Whenever I hear someone use the word “real” to define anything, I’m reminded of Marge Piercy’s poem For the Young Who Want To. In it, she writes:
The real writer is one
who really writes. Talent
is an invention like phlogiston
after the fact of fire.
Work is its own cure. You have to
like it better than being loved.
I know that this is a poem about remaining true to one’s art- I read it for the first time on the call board in the University of Missouri’s Theatre Department during my undergraduate days. My perspective has shifted a bit since then, and now I see it through the lens of my current work as a school change agent. And since today is a Day of National Blogging for Real Education Reform, sponsored by AASA and ASCD, I’m spending a big chunk of today pondering those words.
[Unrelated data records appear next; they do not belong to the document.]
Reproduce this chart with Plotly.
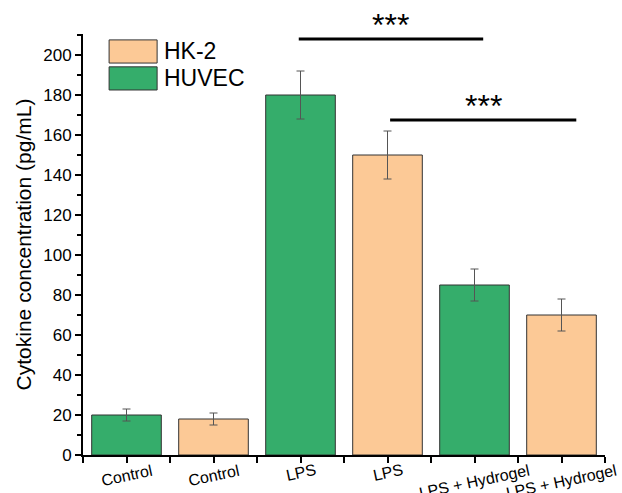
import plotly.graph_objects as go

# ---- data ----
tick_labels = ["Control", "Control", "LPS", "LPS", "LPS + Hydrogel", "LPS + Hydrogel"]
tick_positions = [0, 1, 2, 3, 4, 5]
huvec_pos = [0, 2, 4]
huvec_vals = [20, 180, 85]
huvec_err = [3, 12, 8]
hk2_pos = [1, 3, 5]
hk2_vals = [18, 150, 70]
hk2_err = [3, 12, 8]
# significance brackets: (x start, x end, y level, label)
sig_x0 = [1.98, 3.03]
sig_x1 = [4.1, 5.17]
sig_y = [208, 167.5]
sig_text = ["***", "***"]

GREEN = "#35AD6B"
ORANGE = "#FCC996"
FONT = "Arial, Liberation Sans, sans-serif"

fig = go.Figure()
fig.add_trace(go.Bar(
    x=huvec_pos, y=huvec_vals, name="HUVEC", width=0.8,
    marker=dict(color=GREEN, line=dict(color="#333333", width=1)),
    error_y=dict(type="data", array=huvec_err, color="#555555", thickness=1, width=4),
    showlegend=False,
))
fig.add_trace(go.Bar(
    x=hk2_pos, y=hk2_vals, name="HK-2", width=0.8,
    marker=dict(color=ORANGE, line=dict(color="#333333", width=1)),
    error_y=dict(type="data", array=hk2_err, color="#555555", thickness=1, width=4),
    showlegend=False,
))

# significance lines and stars
for x0, x1, y, t in zip(sig_x0, sig_x1, sig_y, sig_text):
    fig.add_shape(type="line", xref="x", yref="y", x0=x0, x1=x1, y0=y, y1=y,
                  line=dict(color="black", width=3))
    fig.add_annotation(x=(x0 + x1) / 2, y=y, xref="x", yref="y", text=t,
                       showarrow=False, yanchor="bottom", yshift=-6,
                       font=dict(family=FONT, size=32, color="black"))

# rotated category labels centred under each tick
for xp, lab in zip(tick_positions, tick_labels):
    fig.add_annotation(x=xp, y=0, xref="x", yref="paper", text=lab,
                       showarrow=False, textangle=-12, xanchor="center", yanchor="top",
                       yshift=-4, font=dict(family=FONT, size=16, color="black"))

# manual legend (large swatches)
legend_items = [("HK-2", ORANGE), ("HUVEC", GREEN)]
for i, (name, col) in enumerate(legend_items):
    top = 0.986 - i * 0.064
    fig.add_shape(type="rect", xref="paper", yref="paper",
                  x0=0.05, x1=0.142, y0=top - 0.055, y1=top,
                  fillcolor=col, line=dict(color="#333333", width=1))
    fig.add_annotation(xref="paper", yref="paper", x=0.151, y=top - 0.0275,
                       text=name, showarrow=False, xanchor="left", yanchor="middle",
                       font=dict(family=FONT, size=23, color="black"))

fig.update_layout(
    width=622, height=493,
    margin=dict(l=83, r=17, t=34, b=38),
    paper_bgcolor="white", plot_bgcolor="white",
    font=dict(family=FONT, color="black"),
    barmode="overlay",
    showlegend=False,
)
fig.update_xaxes(
    range=[-0.5, 5.5], tickmode="array", tickvals=tick_positions,
    ticktext=[""] * len(tick_positions),
    ticks="outside", ticklen=6, tickwidth=1.5,
    tickcolor="black", showline=True, linecolor="black", linewidth=2,
    showgrid=False, zeroline=False, automargin=False,
    minor=dict(tickmode="array", tickvals=[-0.5, 0.5, 1.5, 2.5, 3.5, 4.5, 5.5],
               ticks="outside", ticklen=6, tickwidth=1.5, tickcolor="black"),
)
fig.update_yaxes(
    range=[0, 210.5], tickmode="linear", tick0=0, dtick=20,
    tickfont=dict(size=17), ticks="outside", ticklen=6, tickwidth=1.5, tickcolor="black",
    showline=True, linecolor="black", linewidth=2, showgrid=False, zeroline=False,
    minor=dict(dtick=10, ticks="outside", ticklen=4, tickwidth=1.5, tickcolor="black"),
    title=dict(text="Cytokine concentration (pg/mL)", font=dict(size=21), standoff=6),
    automargin=False,
)

fig.write_html("out.html")
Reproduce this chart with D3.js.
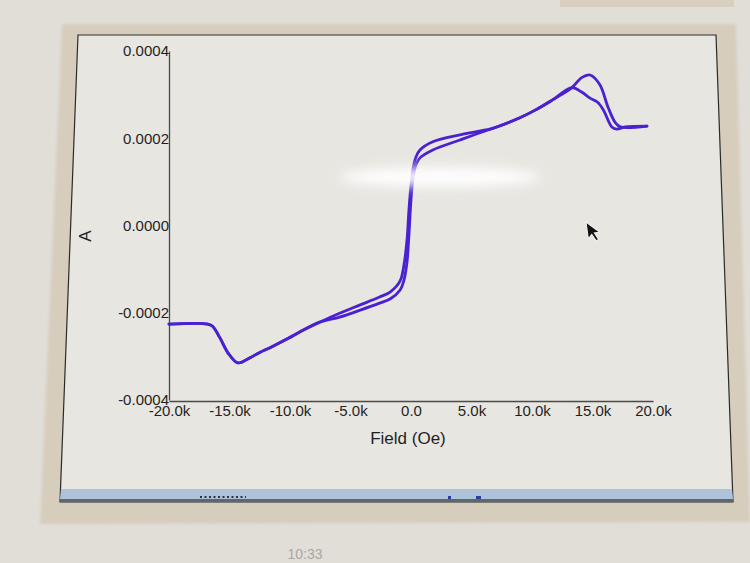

Real Reform. I can’t help wondering if real reform is reform that really…reforms things. Changes things. With purpose and integrity and with kids at its center. More of what Ted Sizer and Deb Meier and Linda Darling-Hammond and Jon Kozol would call “reform” and less of the Test Is Best dogma that has become the center of our national edu-nightmare.
Here’s a crazy idea:
Let’s create schools that are small enough for kids to be known well and then teach them both the content and the process skills they need to be good human beings and citizens of the world. Let’s have them demonstrate what they know it real contexts so that we really know what they know. Let’s view them as people first and students second. And, while we’re at it, lets assume that their parents are doing the best they can and not judge them for our perceptions of their shortcomings.